The work leading up to these new contracts was done in partnership with Third Sector and Stanford Center on Poverty and Inequality (CPI). CPI integrated and analyzed available data, while Third Sector gathered qualitative data from robust stakeholder engagement. Third Sector was then able to deploy both the qualitative and quantitative data insights to improve and embed outcomes and incentives into HSD’s subsidized employment contracts with the service providers.
Goodwill and CAB will now have more flexibility in their service models while receiving bonuses for their success in helping HSD’s CalWORKs Welfare-To-Work program participants gain work experience and continue to thrive after completing their programs. Service provider success is measured by the number of participants obtaining and retaining unsubsidized employment for 0-12 months after exiting the program, individual quarterly earnings growth of 10% from quarter of exit to 12 months after program exit, and ending reliance on CalWORKs cash-aid assistance (the California TANF fund) for a positive reason (i.e. over income, rather than failing to file paperwork) from the day they enroll in the program to 12 months after exiting the program.
These contracts were written to address the needs of all stakeholders including program participants, employment partners, CAB, Goodwill, and HSD staff and leadership. Continuous improvement processes have also been built into the contracts, including monthly meetings between HSD officials and the nonprofit service providers and quarterly meetings with HSD and service provider executives. These pre-arranged meetings are designed to ensure that if parties are finding that the programs are not meeting the needs of participants, incremental process, service, and data feedback improvements can be deployed in order to make the most impact as soon as possible for the participants served.
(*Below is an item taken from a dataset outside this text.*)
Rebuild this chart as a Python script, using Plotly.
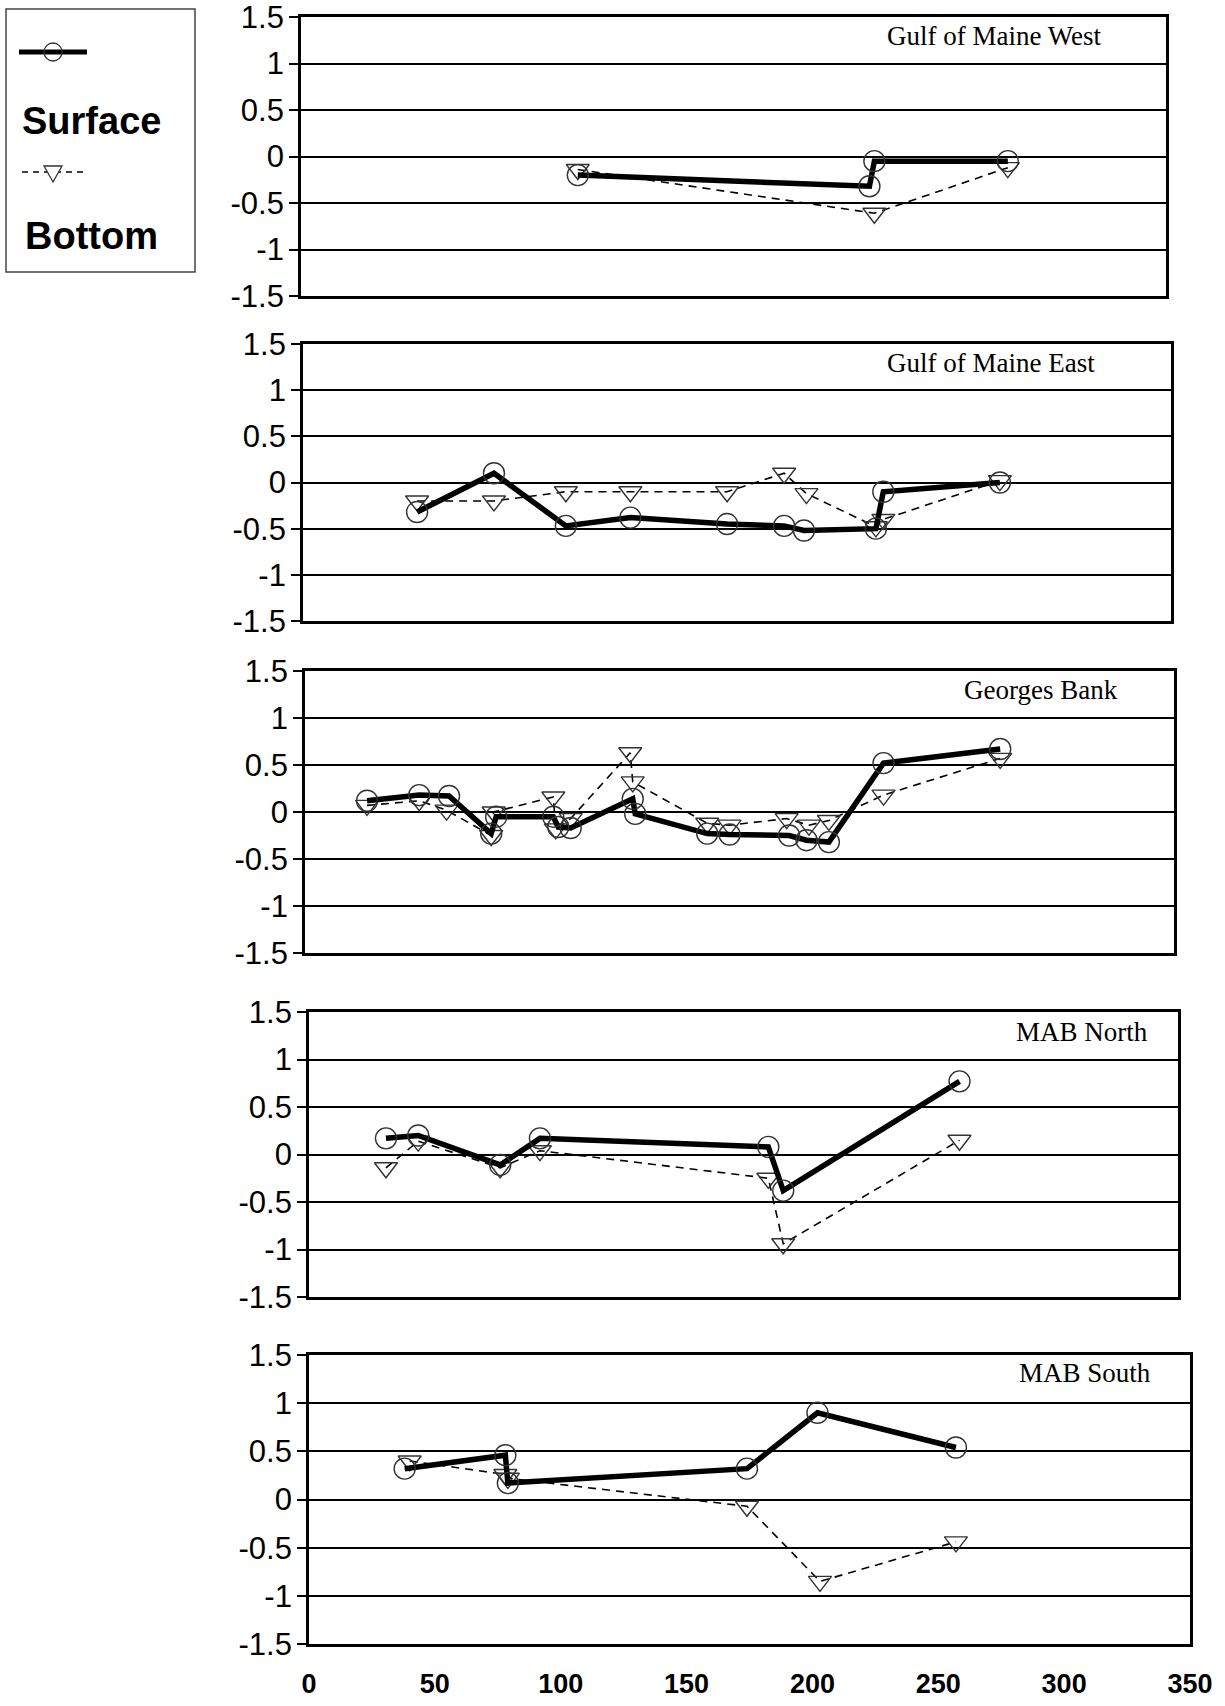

Through these two contracts, 200-250 participants who receive CalWORKs cash aid will benefit from the subsidized employment services of CAB and Goodwill, locally based nonprofit providers with historic success in providing subsidized employment services through a myriad of benefits assistance programs. Goodwill’s Subsidized Transitional Employment Program (STEP) provides job training and work experience in Goodwill stores, and CAB’s SmartHire places people at six month long subsidized employment jobs through their established relationships with partnering employers.
This work was funded through a Social Innovation Fund grant awarded in 2016, with match funding from the Ballmer Group.
The Social Innovation Fund (SIF) was a program of the Corporation for National and Community Service that received funding from 2010 to 2016. Using public and private resources to find and grow community-based nonprofits with evidence of results, SIF intermediaries received funding to award sub-grants that focus on overcoming challenges in economic opportunity, healthy futures, and youth development. Although CNCS made its last SIF intermediary awards in fiscal year 2016, SIF intermediaries will continue to administer their sub-grant programs until their federal funding is exhausted.